▸ Work instructions
Could the lines from the start of the data through the line with "[145.6, 121.0, 103.1];" be set down exactly, with no pictures among them?

▸ Dataset extract
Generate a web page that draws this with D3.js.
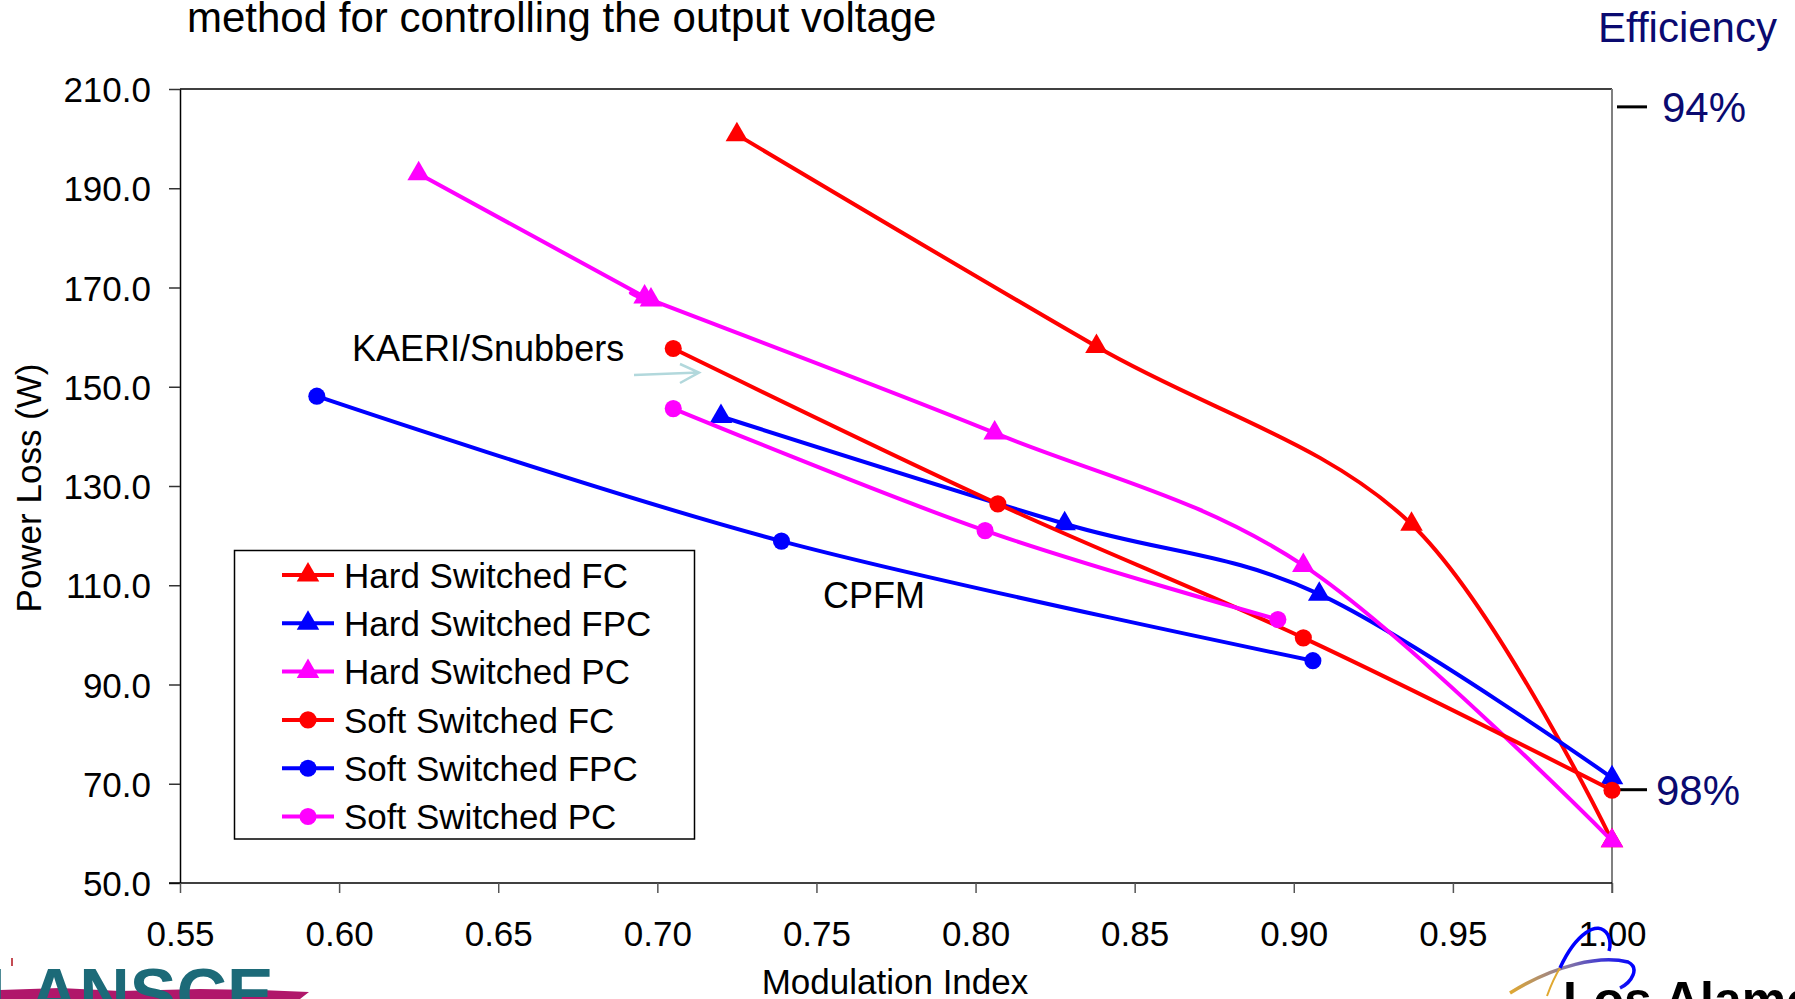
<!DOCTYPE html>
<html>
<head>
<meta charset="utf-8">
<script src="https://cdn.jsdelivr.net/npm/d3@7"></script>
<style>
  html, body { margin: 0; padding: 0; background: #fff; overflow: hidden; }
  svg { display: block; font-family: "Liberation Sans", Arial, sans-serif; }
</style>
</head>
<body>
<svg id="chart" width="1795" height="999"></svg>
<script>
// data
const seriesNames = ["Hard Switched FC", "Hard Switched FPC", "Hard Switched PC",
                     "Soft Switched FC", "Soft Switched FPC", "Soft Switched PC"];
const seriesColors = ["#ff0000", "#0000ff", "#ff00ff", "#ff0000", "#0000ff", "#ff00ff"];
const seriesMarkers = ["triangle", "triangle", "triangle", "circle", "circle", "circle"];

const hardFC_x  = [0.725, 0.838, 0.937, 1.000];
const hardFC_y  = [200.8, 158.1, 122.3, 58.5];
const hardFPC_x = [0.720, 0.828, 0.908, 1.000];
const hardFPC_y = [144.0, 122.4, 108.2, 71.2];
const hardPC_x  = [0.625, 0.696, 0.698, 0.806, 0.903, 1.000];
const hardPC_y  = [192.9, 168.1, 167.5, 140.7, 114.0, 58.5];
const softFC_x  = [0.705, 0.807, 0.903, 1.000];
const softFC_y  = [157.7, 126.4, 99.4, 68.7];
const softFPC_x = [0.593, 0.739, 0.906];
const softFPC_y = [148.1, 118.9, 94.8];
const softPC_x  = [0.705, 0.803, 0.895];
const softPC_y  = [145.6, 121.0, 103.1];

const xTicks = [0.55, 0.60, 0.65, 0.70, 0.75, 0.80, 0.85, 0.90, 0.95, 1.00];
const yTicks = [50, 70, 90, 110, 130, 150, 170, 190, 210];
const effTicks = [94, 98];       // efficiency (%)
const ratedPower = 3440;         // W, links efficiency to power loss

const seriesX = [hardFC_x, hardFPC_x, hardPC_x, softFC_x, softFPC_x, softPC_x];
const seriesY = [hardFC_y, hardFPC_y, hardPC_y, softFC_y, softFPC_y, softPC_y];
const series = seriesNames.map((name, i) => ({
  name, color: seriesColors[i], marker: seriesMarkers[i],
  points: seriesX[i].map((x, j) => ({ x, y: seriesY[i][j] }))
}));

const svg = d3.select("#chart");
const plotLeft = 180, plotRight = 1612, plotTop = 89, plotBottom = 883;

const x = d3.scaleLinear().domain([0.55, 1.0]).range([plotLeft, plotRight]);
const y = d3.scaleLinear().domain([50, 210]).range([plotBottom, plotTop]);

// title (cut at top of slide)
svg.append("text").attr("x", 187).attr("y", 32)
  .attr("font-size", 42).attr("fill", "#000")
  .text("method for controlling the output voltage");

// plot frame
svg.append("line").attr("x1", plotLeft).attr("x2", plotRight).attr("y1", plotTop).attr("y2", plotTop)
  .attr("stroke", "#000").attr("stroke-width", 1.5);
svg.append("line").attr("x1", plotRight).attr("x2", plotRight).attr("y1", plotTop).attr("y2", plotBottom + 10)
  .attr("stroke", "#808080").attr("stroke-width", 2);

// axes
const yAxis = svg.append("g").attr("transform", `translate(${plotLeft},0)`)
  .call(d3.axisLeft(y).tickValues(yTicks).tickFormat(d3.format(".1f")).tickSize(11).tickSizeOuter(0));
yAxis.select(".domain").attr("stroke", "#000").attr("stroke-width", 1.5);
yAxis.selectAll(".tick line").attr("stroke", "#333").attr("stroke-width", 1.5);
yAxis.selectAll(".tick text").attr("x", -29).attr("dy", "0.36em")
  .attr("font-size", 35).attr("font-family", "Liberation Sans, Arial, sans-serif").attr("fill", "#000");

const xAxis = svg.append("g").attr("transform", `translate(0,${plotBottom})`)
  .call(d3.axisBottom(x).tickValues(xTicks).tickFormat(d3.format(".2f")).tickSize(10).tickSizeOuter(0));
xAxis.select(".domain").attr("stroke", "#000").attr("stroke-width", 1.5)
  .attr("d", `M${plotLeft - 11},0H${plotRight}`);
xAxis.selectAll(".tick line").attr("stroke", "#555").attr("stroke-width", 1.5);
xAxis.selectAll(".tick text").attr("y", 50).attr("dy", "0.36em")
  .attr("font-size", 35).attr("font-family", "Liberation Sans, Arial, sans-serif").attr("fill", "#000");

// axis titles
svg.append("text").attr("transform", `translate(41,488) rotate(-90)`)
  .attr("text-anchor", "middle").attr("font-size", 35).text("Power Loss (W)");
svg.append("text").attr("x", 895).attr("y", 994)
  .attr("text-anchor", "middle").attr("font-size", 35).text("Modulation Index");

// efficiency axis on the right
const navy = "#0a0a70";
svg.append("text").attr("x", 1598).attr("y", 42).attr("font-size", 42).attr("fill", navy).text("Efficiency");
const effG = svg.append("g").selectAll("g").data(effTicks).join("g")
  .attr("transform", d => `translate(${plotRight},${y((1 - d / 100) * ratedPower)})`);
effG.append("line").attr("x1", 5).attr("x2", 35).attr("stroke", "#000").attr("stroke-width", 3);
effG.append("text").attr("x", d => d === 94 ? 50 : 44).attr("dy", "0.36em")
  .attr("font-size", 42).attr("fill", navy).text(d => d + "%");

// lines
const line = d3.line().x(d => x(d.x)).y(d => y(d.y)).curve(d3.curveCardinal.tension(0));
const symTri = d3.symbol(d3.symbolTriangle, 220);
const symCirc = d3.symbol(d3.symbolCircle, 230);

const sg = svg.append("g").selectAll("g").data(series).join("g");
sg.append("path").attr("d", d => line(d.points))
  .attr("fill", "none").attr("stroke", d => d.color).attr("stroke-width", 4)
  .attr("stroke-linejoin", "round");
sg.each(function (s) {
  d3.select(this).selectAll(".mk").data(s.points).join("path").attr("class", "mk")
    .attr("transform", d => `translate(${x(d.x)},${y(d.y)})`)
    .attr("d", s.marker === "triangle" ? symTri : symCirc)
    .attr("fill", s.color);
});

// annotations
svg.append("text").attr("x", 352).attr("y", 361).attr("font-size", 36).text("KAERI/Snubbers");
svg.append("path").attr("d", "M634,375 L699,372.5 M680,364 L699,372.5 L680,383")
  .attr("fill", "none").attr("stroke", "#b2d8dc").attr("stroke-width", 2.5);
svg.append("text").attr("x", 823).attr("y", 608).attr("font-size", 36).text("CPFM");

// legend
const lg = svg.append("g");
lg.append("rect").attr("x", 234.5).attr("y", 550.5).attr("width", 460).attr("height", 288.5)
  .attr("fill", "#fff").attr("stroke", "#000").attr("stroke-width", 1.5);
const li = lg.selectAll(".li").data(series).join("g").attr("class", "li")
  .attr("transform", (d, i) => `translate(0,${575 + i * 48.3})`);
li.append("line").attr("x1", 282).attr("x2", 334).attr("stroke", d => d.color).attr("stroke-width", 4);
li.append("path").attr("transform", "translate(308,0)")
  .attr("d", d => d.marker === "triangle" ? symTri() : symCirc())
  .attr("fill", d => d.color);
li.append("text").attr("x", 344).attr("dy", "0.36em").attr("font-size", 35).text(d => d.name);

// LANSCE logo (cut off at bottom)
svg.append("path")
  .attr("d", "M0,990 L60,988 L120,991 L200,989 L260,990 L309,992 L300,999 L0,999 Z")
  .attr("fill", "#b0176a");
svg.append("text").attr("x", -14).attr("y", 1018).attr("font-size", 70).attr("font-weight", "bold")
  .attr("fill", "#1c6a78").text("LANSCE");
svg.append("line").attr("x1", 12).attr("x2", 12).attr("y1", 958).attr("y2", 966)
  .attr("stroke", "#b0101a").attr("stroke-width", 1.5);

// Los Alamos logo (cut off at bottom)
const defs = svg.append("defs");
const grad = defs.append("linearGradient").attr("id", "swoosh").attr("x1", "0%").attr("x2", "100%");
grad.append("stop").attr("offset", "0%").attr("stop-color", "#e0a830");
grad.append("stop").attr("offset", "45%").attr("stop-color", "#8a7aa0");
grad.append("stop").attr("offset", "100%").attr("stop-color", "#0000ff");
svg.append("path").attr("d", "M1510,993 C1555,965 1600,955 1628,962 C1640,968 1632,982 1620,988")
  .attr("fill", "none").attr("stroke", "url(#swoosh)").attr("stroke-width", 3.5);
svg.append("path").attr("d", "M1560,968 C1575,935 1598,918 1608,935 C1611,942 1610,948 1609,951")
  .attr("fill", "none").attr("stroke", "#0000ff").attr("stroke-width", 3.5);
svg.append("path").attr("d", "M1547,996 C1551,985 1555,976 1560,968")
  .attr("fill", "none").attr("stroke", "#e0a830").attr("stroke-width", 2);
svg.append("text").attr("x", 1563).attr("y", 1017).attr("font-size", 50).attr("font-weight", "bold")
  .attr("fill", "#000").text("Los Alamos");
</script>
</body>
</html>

▸ Result of this task
Generate a web page that draws this with D3.js.
<!DOCTYPE html>
<html>
<head>
<meta charset="utf-8">
<script src="https://cdn.jsdelivr.net/npm/d3@7"></script>
<style>
  html, body { margin: 0; padding: 0; background: #fff; overflow: hidden; }
  svg { display: block; font-family: "Liberation Sans", Arial, sans-serif; }
</style>
</head>
<body>
<svg id="chart" width="1795" height="999"></svg>
<script>
// data
const seriesNames = ["Hard Switched FC", "Hard Switched FPC", "Hard Switched PC",
                     "Soft Switched FC", "Soft Switched FPC", "Soft Switched PC"];
const seriesColors = ["#ff0000", "#0000ff", "#ff00ff", "#ff0000", "#0000ff", "#ff00ff"];
const seriesMarkers = ["triangle", "triangle", "triangle", "circle", "circle", "circle"];

const hardFC_x  = [0.725, 0.838, 0.937, 1.000];
const hardFC_y  = [200.8, 158.1, 122.3, 58.5];
const hardFPC_x = [0.720, 0.828, 0.908, 1.000];
const hardFPC_y = [144.0, 122.4, 108.2, 71.2];
const hardPC_x  = [0.625, 0.696, 0.698, 0.806, 0.903, 1.000];
const hardPC_y  = [192.9, 168.1, 167.5, 140.7, 114.0, 58.5];
const softFC_x  = [0.705, 0.807, 0.903, 1.000];
const softFC_y  = [157.7, 126.4, 99.4, 68.7];
const softFPC_x = [0.593, 0.739, 0.906];
const softFPC_y = [148.1, 118.9, 94.8];
const softPC_x  = [0.705, 0.803, 0.895];
const softPC_y  = [145.6, 121.0, 103.1];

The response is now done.